##### Given entries

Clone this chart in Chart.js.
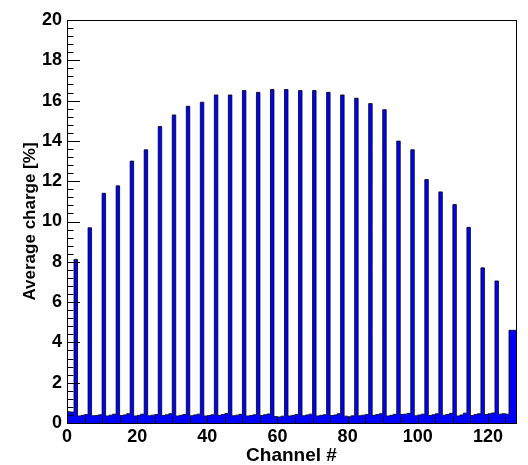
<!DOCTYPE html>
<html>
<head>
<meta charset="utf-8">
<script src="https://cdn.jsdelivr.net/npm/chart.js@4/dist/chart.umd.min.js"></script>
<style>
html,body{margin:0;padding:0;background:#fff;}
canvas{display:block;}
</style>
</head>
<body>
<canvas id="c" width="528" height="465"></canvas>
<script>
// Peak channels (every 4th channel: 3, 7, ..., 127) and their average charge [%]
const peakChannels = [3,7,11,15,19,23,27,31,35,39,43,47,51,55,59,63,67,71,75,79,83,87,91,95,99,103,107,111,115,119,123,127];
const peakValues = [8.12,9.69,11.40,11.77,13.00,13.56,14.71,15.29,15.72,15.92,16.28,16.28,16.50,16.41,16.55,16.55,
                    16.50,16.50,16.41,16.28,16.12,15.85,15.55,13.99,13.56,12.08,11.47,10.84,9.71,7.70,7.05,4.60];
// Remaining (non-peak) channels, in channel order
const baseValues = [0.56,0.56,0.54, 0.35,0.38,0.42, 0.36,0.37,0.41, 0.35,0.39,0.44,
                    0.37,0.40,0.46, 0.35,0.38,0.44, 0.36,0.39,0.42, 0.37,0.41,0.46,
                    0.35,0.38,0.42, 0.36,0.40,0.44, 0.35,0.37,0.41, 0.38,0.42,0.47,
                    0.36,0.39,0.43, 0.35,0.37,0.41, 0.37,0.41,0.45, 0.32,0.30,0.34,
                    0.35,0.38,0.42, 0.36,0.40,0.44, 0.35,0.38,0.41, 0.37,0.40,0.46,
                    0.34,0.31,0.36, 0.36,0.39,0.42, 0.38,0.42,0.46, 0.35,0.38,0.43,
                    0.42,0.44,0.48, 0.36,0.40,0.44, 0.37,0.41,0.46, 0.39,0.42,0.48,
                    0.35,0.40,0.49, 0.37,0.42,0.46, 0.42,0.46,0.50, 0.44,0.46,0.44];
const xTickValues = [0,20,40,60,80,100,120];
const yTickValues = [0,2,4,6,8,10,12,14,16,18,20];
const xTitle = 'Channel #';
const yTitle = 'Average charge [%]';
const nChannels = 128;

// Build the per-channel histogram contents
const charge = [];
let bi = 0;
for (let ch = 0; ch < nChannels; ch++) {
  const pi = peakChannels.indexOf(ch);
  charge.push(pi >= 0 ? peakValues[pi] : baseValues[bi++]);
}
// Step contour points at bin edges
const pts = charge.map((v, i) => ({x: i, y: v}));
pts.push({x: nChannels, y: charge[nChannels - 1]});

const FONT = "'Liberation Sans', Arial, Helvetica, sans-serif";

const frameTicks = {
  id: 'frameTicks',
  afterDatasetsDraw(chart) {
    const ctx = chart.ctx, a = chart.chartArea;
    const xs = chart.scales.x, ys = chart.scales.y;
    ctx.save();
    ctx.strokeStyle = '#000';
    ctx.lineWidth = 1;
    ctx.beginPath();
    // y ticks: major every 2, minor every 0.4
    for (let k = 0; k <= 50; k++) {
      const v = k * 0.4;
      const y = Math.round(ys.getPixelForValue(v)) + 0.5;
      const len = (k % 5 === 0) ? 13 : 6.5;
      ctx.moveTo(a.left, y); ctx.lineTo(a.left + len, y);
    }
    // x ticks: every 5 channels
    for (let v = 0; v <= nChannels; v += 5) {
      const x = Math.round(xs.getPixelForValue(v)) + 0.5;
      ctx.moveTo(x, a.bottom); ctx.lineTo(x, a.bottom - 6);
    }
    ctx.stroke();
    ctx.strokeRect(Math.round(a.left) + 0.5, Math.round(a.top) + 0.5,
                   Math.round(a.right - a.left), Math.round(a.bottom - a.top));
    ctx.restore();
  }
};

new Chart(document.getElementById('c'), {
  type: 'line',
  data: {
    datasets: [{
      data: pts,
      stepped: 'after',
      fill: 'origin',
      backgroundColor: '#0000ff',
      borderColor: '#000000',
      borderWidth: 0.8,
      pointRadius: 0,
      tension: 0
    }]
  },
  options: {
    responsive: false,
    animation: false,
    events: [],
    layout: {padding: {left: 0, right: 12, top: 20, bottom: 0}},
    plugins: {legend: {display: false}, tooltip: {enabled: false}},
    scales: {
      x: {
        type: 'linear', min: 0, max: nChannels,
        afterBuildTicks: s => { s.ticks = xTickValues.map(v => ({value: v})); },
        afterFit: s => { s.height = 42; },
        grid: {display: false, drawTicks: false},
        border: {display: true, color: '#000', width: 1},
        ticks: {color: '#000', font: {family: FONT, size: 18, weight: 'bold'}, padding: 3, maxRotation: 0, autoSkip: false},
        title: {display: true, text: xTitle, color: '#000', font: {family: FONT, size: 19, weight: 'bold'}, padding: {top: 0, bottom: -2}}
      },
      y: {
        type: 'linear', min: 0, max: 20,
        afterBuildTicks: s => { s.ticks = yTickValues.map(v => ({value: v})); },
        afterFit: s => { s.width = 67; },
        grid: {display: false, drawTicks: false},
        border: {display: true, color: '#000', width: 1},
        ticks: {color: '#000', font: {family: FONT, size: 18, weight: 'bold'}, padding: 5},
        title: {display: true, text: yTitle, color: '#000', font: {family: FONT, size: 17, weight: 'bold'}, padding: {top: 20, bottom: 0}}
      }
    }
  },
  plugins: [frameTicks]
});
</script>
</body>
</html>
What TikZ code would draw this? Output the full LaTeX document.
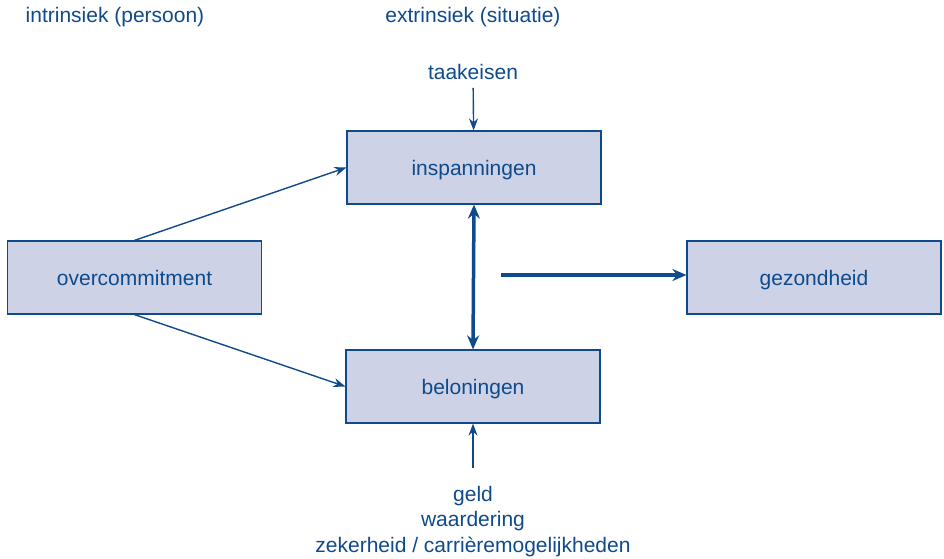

##########
##### Given entries

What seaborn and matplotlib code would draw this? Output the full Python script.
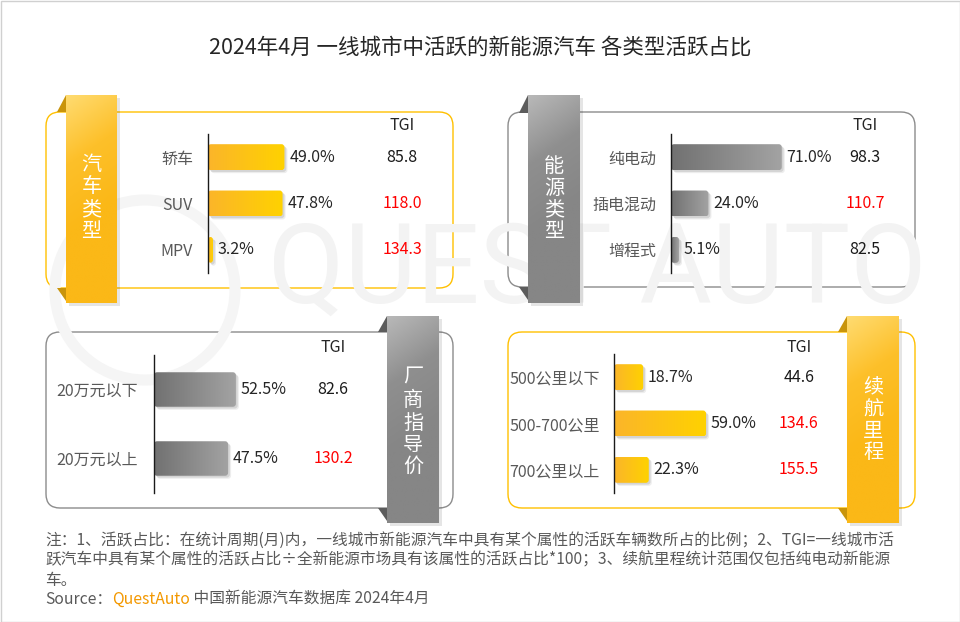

##########

Give only the number of lines in the records that include the word "full".

2